▶ TASK DIRECTIONS:
Retype the opening lines of the data exactly, stopping after the line that contains "import * as". Skip every picture.
Begin
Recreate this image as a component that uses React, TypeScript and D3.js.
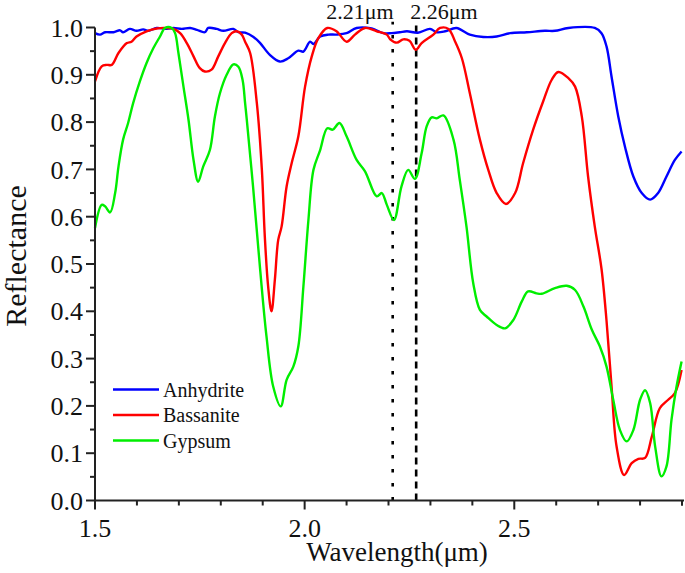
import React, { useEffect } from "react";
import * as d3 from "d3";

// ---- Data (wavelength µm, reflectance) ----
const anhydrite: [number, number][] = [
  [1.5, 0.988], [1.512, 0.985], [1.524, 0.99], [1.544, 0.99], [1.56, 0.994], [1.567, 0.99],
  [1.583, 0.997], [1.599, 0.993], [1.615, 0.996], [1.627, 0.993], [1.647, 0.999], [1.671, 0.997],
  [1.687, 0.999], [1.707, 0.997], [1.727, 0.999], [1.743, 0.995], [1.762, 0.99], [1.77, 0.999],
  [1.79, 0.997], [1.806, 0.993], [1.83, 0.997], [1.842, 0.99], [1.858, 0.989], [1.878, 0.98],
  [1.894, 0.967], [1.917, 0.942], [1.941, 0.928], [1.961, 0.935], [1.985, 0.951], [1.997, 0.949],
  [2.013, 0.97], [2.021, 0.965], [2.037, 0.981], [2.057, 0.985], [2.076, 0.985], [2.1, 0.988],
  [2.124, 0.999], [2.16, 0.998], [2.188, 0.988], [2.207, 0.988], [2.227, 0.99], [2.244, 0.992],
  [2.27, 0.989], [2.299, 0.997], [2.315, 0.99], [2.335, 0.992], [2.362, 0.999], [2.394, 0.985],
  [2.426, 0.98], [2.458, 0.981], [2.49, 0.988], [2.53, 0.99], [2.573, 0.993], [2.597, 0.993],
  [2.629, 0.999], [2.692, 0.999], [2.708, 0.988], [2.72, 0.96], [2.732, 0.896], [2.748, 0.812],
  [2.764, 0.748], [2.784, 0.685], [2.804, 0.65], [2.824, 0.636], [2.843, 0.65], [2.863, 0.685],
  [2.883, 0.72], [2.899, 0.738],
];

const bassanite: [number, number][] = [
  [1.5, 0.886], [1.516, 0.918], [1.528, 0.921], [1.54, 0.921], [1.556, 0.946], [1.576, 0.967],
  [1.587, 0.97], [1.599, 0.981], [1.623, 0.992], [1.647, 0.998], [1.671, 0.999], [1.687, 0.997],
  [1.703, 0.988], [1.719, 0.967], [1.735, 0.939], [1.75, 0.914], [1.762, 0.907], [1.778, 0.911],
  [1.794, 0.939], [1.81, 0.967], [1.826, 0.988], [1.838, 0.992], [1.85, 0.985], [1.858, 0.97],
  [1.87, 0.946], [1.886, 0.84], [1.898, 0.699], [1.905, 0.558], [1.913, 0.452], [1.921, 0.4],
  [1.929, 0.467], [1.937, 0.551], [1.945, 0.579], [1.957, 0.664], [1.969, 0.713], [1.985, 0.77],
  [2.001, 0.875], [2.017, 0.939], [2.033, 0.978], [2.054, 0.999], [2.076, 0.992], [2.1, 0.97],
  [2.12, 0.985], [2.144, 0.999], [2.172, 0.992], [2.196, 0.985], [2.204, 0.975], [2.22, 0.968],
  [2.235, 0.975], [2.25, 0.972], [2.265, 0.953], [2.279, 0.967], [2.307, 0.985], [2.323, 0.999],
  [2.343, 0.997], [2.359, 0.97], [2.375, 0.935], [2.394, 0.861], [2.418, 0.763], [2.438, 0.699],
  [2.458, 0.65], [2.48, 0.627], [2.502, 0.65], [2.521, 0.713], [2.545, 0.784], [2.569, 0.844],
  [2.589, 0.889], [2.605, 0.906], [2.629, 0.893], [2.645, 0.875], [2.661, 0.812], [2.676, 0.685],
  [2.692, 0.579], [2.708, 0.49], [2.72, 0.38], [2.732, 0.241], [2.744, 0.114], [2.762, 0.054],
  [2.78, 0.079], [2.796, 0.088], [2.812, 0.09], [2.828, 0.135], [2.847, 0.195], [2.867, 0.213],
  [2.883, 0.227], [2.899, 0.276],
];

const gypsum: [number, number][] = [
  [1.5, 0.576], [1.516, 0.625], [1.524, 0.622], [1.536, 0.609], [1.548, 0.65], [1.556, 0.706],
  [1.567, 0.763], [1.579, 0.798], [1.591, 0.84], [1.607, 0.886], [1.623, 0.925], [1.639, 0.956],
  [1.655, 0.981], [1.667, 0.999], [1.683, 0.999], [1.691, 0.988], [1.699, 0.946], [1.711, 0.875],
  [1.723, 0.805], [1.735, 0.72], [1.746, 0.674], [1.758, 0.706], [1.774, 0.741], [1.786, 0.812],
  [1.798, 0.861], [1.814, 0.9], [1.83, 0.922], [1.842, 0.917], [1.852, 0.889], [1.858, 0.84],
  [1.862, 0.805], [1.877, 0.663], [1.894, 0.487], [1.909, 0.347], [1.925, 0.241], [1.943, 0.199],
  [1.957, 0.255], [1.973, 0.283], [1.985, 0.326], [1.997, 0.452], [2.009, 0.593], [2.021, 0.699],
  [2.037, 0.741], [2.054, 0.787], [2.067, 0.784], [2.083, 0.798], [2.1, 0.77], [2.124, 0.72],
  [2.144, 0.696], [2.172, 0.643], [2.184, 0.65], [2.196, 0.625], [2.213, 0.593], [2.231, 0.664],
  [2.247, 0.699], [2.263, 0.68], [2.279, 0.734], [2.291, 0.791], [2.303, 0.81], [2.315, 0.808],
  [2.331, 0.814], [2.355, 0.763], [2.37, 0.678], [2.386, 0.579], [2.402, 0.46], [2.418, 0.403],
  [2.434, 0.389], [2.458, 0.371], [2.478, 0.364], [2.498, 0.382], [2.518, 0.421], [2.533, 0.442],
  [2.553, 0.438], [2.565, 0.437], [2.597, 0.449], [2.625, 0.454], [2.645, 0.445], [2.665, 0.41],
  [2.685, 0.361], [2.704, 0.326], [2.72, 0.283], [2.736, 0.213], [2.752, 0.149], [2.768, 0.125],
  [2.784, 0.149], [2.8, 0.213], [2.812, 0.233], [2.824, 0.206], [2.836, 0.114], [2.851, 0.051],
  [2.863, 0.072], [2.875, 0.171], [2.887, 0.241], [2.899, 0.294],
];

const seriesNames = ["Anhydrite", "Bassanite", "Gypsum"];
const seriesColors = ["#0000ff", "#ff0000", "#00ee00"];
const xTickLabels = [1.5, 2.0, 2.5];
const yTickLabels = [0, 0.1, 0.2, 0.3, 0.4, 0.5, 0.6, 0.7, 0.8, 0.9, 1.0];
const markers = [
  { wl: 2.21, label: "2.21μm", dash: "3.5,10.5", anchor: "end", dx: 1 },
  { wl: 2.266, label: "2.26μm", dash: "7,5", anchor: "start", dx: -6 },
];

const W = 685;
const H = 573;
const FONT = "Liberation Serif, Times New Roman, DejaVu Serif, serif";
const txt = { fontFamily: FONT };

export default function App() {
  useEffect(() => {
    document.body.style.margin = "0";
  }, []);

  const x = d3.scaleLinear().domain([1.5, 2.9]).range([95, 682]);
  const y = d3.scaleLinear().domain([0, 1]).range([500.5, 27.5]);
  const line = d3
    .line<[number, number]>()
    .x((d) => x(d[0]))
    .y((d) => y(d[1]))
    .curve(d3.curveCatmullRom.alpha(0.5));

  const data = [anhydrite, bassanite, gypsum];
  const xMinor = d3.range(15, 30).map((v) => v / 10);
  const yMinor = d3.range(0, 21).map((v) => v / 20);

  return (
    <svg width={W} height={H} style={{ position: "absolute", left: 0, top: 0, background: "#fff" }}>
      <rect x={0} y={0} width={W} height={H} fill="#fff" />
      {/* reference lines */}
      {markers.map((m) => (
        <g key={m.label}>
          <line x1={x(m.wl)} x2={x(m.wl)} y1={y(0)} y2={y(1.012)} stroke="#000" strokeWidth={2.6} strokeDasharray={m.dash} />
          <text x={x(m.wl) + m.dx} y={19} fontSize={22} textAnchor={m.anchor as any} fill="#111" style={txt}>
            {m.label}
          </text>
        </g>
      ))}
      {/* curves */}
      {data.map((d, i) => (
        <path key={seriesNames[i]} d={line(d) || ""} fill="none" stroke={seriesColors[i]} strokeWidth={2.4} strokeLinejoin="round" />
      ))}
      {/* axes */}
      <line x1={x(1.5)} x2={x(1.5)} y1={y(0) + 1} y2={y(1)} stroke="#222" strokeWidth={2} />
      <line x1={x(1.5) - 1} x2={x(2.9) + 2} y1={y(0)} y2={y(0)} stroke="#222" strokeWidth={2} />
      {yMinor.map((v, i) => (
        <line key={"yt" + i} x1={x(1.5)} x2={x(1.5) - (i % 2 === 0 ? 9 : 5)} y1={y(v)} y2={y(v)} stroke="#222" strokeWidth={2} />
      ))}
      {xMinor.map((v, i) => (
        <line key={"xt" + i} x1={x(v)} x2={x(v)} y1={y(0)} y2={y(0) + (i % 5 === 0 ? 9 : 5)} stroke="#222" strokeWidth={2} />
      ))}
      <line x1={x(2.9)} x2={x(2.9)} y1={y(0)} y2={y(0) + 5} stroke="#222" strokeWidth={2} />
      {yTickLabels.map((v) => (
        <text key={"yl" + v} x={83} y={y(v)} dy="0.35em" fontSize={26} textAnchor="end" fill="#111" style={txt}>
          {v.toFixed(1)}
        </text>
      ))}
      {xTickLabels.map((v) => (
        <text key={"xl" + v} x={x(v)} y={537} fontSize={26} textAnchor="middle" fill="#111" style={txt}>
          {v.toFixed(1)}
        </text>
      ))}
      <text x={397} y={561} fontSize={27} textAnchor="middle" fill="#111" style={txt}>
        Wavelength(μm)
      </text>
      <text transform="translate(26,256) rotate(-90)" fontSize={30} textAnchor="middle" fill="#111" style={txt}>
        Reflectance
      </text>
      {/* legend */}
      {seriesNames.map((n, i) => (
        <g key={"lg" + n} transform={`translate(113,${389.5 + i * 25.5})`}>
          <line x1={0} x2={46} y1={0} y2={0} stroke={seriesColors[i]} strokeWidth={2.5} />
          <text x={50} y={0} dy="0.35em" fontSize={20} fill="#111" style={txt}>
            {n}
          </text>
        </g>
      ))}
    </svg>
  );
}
End
▶ PROBLEM SOLUTION:
Recreate this image as a component that uses React, TypeScript and D3.js.
import React, { useEffect } from "react";
import * as d3 from "d3";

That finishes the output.